Дело «Памяти Азова» | страница 103



Но и это не все! В революционной историографии произошел поистине уникальный случай. С работой И. В. Егорова ознакомился активнейший участник событий на «Памяти Азова» Н. Н. Крыжановский, проживавший к тому времени в США. А ознакомившись, написал свое видение этих событий (с ними мы уже ознакомились выше), в конце же своего повествования он вступил в открытую полемику со своим советским оппонентом.

Думается, читателю было бы интересно познакомиться с этими двумя точками зрения на одно историческое событие и самим сделать выводы.

Итак, вначале мы предоставляем слово И. В. Егорову. Вот его видение хода событий на «Памяти Азова»: «В кампанию 1906 года крейсер „Память Азова“ был флагманским кораблем Учебно-Артиллерийского отряда Балтийского моря. Он плавал под брейд–вымпелом начальника отряда, флигель–адъютанта капитана 1–го ранга Дабича. В самом начале кампании из команды и переменного состава учеников выделилось несколько революционно настроенных людей: артиллерийский квартирмейстер 1–й статьи Лобадин, баталер 1–й статьи Гаврилов, гальванерный квартирмейстер 1–й статьи Колодин, минер Осадский, матросы 1–й статьи: Кузьмин, Котихин, Болдырев, Шеряев и Пенкевич.

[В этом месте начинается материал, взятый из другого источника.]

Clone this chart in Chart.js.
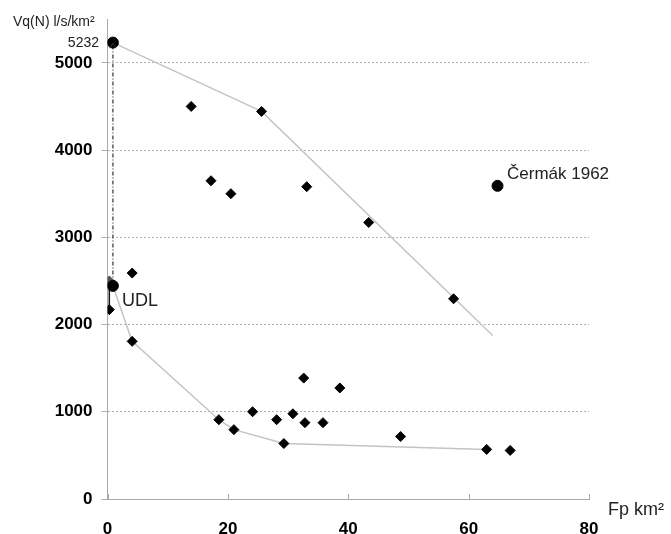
<!DOCTYPE html>
<html>
<head>
<meta charset="utf-8">
<script src="https://cdn.jsdelivr.net/npm/chart.js@4/dist/chart.umd.min.js"></script>
<style>
  body { margin: 0; background: #fff; }
  #wrap { width: 671px; height: 534px; }
</style>
</head>
<body>
<div id="wrap"><canvas id="chart"></canvas></div>
<script>
// measured basins (Fp km2, Vq(N) l/s/km2)
const basinArea = [0.3, 0.3, 4.1, 4.1, 13.9, 17.2, 20.5, 25.6, 33.1, 43.4, 57.5,
  18.5, 21.0, 24.1, 28.1, 29.3, 30.8, 32.6, 32.8, 35.8, 38.6, 48.7, 63.0, 66.9];
const basinFlow = [2500, 2170, 2590, 1807, 4500, 3648, 3500, 4443, 3580, 3170, 2295,
  909, 795, 1000, 909, 636, 977, 1386, 875, 875, 1273, 716, 568, 557];

// upper and lower envelope curves
const upperArea = [0.9, 25.6, 64.0];
const upperFlow = [5232, 4443, 1875];
const lowerArea = [0.9, 4.1, 18.5, 21.0, 29.3, 63.0];
const lowerFlow = [2443, 1807, 909, 795, 636, 568];

// highlighted points: max value, UDL, Čermák 1962
const specialArea = [0.9, 0.9, 64.8];
const specialFlow = [5232, 2443, 3590];

// UDL range bar and the dash-dot arrow
const udlArea = [0.3, 0.3];
const udlFlow = [2500, 2170];
const arrowArea = [0.9, 0.9];
const arrowFlow = [2470, 5225];

const xTicks = [0, 20, 40, 60, 80];
const yTicks = [0, 1000, 2000, 3000, 4000, 5000];

const toPts = (xs, ys) => xs.map((x, i) => ({ x: x, y: ys[i] }));

const textPlugin = {
  id: 'annotations',
  afterDatasetsDraw(chart) {
    const ctx = chart.ctx;
    const x = chart.scales.x, y = chart.scales.y;
    const area = chart.chartArea;
    ctx.save();
    // small x ticks pointing up
    ctx.strokeStyle = '#aaa';
    ctx.lineWidth = 1;
    xTicks.forEach(v => {
      const px = Math.round(x.getPixelForValue(v)) + 0.5;
      ctx.beginPath();
      ctx.moveTo(px, area.bottom);
      ctx.lineTo(px, area.bottom - 5);
      ctx.stroke();
    });
    // arrow head
    const ax = x.getPixelForValue(arrowArea[1]);
    const ay = y.getPixelForValue(arrowFlow[1]);
    ctx.strokeStyle = '#333';
    ctx.beginPath();
    ctx.moveTo(ax - 3, ay + 5);
    ctx.lineTo(ax, ay);
    ctx.lineTo(ax + 3, ay + 5);
    ctx.stroke();

    ctx.fillStyle = '#222';
    ctx.font = '14px "Liberation Sans", Arial, sans-serif';
    ctx.textAlign = 'left';
    ctx.textBaseline = 'alphabetic';
    ctx.fillText('Vq(N) l/s/km²', 13, 26);
    ctx.textAlign = 'right';
    ctx.fillText(String(specialFlow[0]), 99, 47);
    ctx.textAlign = 'left';
    ctx.font = '18px "Liberation Sans", Arial, sans-serif';
    ctx.fillText('Fp km²', 608, 515);
    ctx.fillText('UDL', 122, 306);
    ctx.font = '17px "Liberation Sans", Arial, sans-serif';
    ctx.fillText('Čermák 1962', 507, 179);
    ctx.restore();
  }
};

new Chart(document.getElementById('chart'), {
  type: 'scatter',
  data: {
    datasets: [
      {
        label: 'upper',
        data: toPts(upperArea, upperFlow),
        showLine: true,
        borderColor: '#c4c4c4',
        borderWidth: 1.5,
        pointRadius: 0,
        order: 5
      },
      {
        label: 'lower',
        data: toPts(lowerArea, lowerFlow),
        showLine: true,
        borderColor: '#c4c4c4',
        borderWidth: 1.5,
        pointRadius: 0,
        order: 5
      },
      {
        label: 'arrow',
        data: toPts(arrowArea, arrowFlow),
        showLine: true,
        borderColor: '#333',
        borderWidth: 1.2,
        borderDash: [4, 2, 1, 2],
        pointRadius: 0,
        order: 4
      },
      {
        label: 'udl',
        data: toPts(udlArea, udlFlow),
        showLine: true,
        borderColor: '#111',
        borderWidth: 1.5,
        pointRadius: 0,
        order: 4
      },
      {
        label: 'basins',
        data: toPts(basinArea, basinFlow),
        pointStyle: 'rectRot',
        pointRadius: 5,
        backgroundColor: basinFlow.map((v, i) => i === 0 ? '#555' : '#000'),
        borderColor: basinFlow.map((v, i) => i === 0 ? '#555' : '#000'),
        borderWidth: 1,
        order: 2
      },
      {
        label: 'special',
        data: toPts(specialArea, specialFlow),
        pointStyle: 'circle',
        pointRadius: 5.5,
        backgroundColor: '#000',
        borderColor: '#000',
        order: 1
      }
    ]
  },
  options: {
    responsive: true,
    maintainAspectRatio: false,
    animation: false,
    layout: { padding: { left: 0, right: 82, top: 15, bottom: 0 } },
    plugins: {
      legend: { display: false },
      tooltip: { enabled: false }
    },
    scales: {
      x: {
        type: 'linear',
        min: 0,
        max: 80,
        afterBuildTicks: s => { s.ticks = xTicks.map(v => ({ value: v })); },
        afterFit: s => { s.height = 35; },
        grid: { display: false },
        border: { display: true, color: '#aaa', width: 1 },
        ticks: {
          padding: 12,
          color: '#000',
          callback: v => String(v),
          font: { family: '"Liberation Sans", Arial', size: 17, weight: 'bold' }
        }
      },
      y: {
        type: 'linear',
        min: 0,
        max: 5500,
        afterBuildTicks: s => { s.ticks = yTicks.map(v => ({ value: v })); },
        afterFit: s => { s.width = 107.5; },
        grid: { color: '#b0b0b0', tickLength: 6, lineWidth: 1 },
        border: { display: true, color: '#aaa', width: 1, dash: [2, 2] },
        ticks: {
          padding: 9,
          color: '#000',
          callback: v => String(v),
          font: { family: '"Liberation Sans", Arial', size: 17, weight: 'bold' }
        }
      }
    }
  },
  plugins: [textPlugin]
});
</script>
</body>
</html>
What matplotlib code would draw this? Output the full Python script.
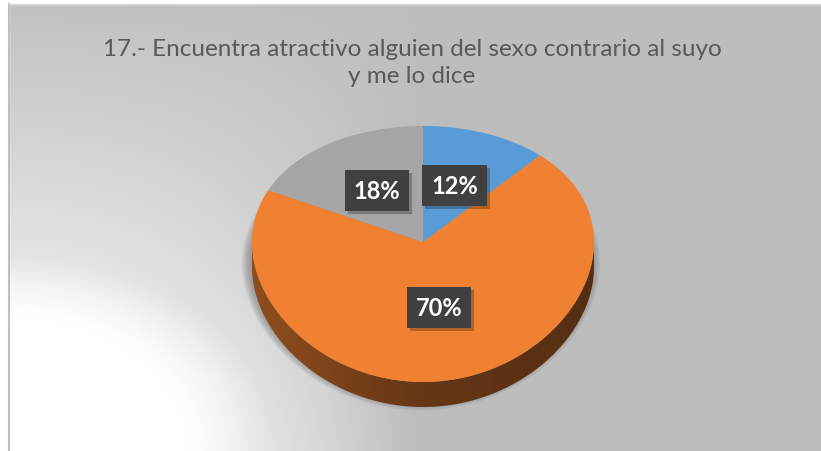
import numpy as np
import matplotlib
matplotlib.use("Agg")
import matplotlib.pyplot as plt
import matplotlib.patheffects as pe
from matplotlib.patches import Polygon, Rectangle
from matplotlib.colors import LinearSegmentedColormap, to_rgb

# ---- data ----
title = "17.- Encuentra atractivo alguien del sexo contrario al suyo\ny me lo dice"
categories = ["A", "B", "C"]
values = [12, 70, 18]
labels = ["12%", "70%", "18%"]
colors = ["#5b9bd5", "#f08132", "#a5a5a5"]

W, H = 821, 452
fig = plt.figure(figsize=(W / 100, H / 100), dpi=100)
ax = fig.add_axes([0, 0, 1, 1])
ax.set_xlim(0, W)
ax.set_ylim(H, 0)
ax.axis("off")

# ---- background ----
yy, xx = np.mgrid[0:H, 0:W].astype(float)
dx = np.clip(xx - 10.0, 0, None)
dy = np.clip(452.0 - yy, 0, None)
d = np.sqrt((dx / 250) ** 2 + (dy / 190) ** 2)
f1 = np.clip((1.5 - d) / 0.85, 0, 1)
f1 = f1 * f1 * (3 - 2 * f1)
f2 = np.clip(1 - dy / 470, 0, 1) * np.clip(1 - (dx / 400) ** 2, 0, 1)
f = np.maximum(f1, f2)
val = 0.745 + 0.255 * f
bg = np.dstack([val, val, val])
ax.imshow(bg, extent=(0, W, H, 0), zorder=0, interpolation="bilinear")
ax.add_patch(Rectangle((0, 0), W, 5, color="white", zorder=0.5))
ax.add_patch(Rectangle((0, 0), 8.5, H, color="white", zorder=0.5))
ax.plot([9, 9], [5, H], color="#bfbfbf", lw=1.5, zorder=0.6)
ax.plot([9, W], [5, 5], color="#d9d9d9", lw=1, zorder=0.6)

# ---- pie geometry ----
cx, cy = 423.0, 243.0
rx = 171.0
ry_up, ry_dn = 116.0, 140.0
b = (ry_up - ry_dn) / (ry_up + ry_dn)
a = ry_dn * (1 + b)
depth = 25.0


def pt(theta_deg, r=1.0, dz=0.0):
    th = np.radians(theta_deg)
    s = -r * np.sin(th)
    x = cx + rx * r * np.cos(th)
    y = cy + a * s / (1 + b * s) + dz
    return x, y


# shadow
for i in range(14):
    k = i / 13.0
    sx, sy = pt(np.linspace(0, 360, 200), 1.0 + 0.05 * (1 - k), depth * 0.6)
    ax.add_patch(Polygon(np.column_stack([sx - 2, sy + 6]), closed=True,
                         facecolor="#6f6f6f", edgecolor="none", alpha=0.05, zorder=1))

fracs = np.array(values, dtype=float) / sum(values)
start = 90.0
spans = []
for fr in fracs:
    end = start - 360 * fr
    spans.append((start, end))
    start = end

# sides (front half: angles 180..360)
for (s0, s1), col in zip(spans, colors):
    hi, lo = s0, s1
    for off in (0, -360, 360):
        a0 = max(lo + off, 180)
        a1 = min(hi + off, 360)
        if a1 > a0:
            th = np.linspace(a0, a1, 120)
            tx, ty = pt(th)
            bx, by = pt(th[::-1], 1.0, depth)
            poly = Polygon(np.column_stack([np.r_[tx, bx], np.r_[ty, by]]), closed=True,
                           facecolor="none", edgecolor="none", zorder=2)
            ax.add_patch(poly)
            c = np.array(to_rgb(col))
            cmap = LinearSegmentedColormap.from_list("side", [c * 0.60, c * 0.42, c * 0.36])
            grad = np.linspace(0, 1, 256)[None, :]
            im = ax.imshow(grad, cmap=cmap, extent=(cx - rx, cx + rx, cy + ry_dn + depth + 5, cy - 5),
                           aspect="auto", zorder=2, interpolation="bilinear")
            im.set_clip_path(poly)

# top surface
for (s0, s1), col in zip(spans, colors):
    th = np.linspace(s0, s1, 200)
    x, y = pt(th)
    ax.add_patch(Polygon(np.column_stack([np.r_[cx, x], np.r_[cy, y]]), closed=True,
                         facecolor=col, edgecolor="none", zorder=3))

# labels
fs_lab = 17
for (s0, s1), lab in zip(spans, labels):
    mid = (s0 + s1) / 2
    lx, ly = pt(mid, 0.5)
    t = ax.text(lx, ly, lab, ha="center", va="center", fontsize=fs_lab, fontweight="bold",
                family="Lato", color="white",
                bbox=dict(boxstyle="square,pad=0.38", facecolor="#404040", edgecolor="none"),
                zorder=5)
    t.get_bbox_patch().set_path_effects(
        [pe.SimplePatchShadow(offset=(2, -2), shadow_rgbFace="black", alpha=0.25), pe.Normal()])

# title
ax.text(412, 63, title, ha="center", va="center", fontsize=17.5, color="#595959",
        family="Lato", linespacing=1.32, zorder=6)

fig.savefig("out.png", dpi=100)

Они вели с матросами разговоры политического характера, читали им газеты левого направления, например, „Мысль“, „Волгу“, „Страну“, и даже прокламации Российской Социал–демократической партии. Основная мысль всех этих разговоров и чтений сводилась к осуждению правительства и к необходимости Учредительного Собрания.

К квартирмейстеру Лобадину заходили в арсенал для каких–то тайных переговоров писарь 2–й статьи Кулицкий, машинный содержатель 2–й статьи Аникеев и квартирмейстер Колодин. Наиболее осторожные и начальству послушные матросы предостерегали своих товарищей против „политических“. Но квартирмейстер Лобадин прямо сказал, что не потерпит никакого подглядывания, противоречий и доносов. А кто будет восстанавливать матросов против Лобадина и его товарищей, того недолго выбросить за борт. У Лобадина слово не расходилось с делом, и комендор Смолянский был здорово избит: его подозревали в том, что он написал команде письмо о дисциплине и верности присяге.

На берегу велась пропаганда: в лесу, под открытом небом, устраивались митинги матросов. На них выступал агитатор, которого матросы привыкли называть „студентом Оськой“. На самом деле это был одесский мещанин Арсений Коптюх; он жил в Ревеле по подложному паспорту мещанина Степана Петрова. „Студент Оська“ был неутомим: он не только привлекал матросов на свидания в частной квартире в Ревеле, но в июне даже приехал на сам крейсер и участвовал в заседании судового комитета. Этот комитет состоял из нижних чинов, избранных путем тайной подачи голосов. Среди матросов собирали пожертвования на Ревельский революционный комитет. Одним словом, агитация и пропаганда шли с большим успехом.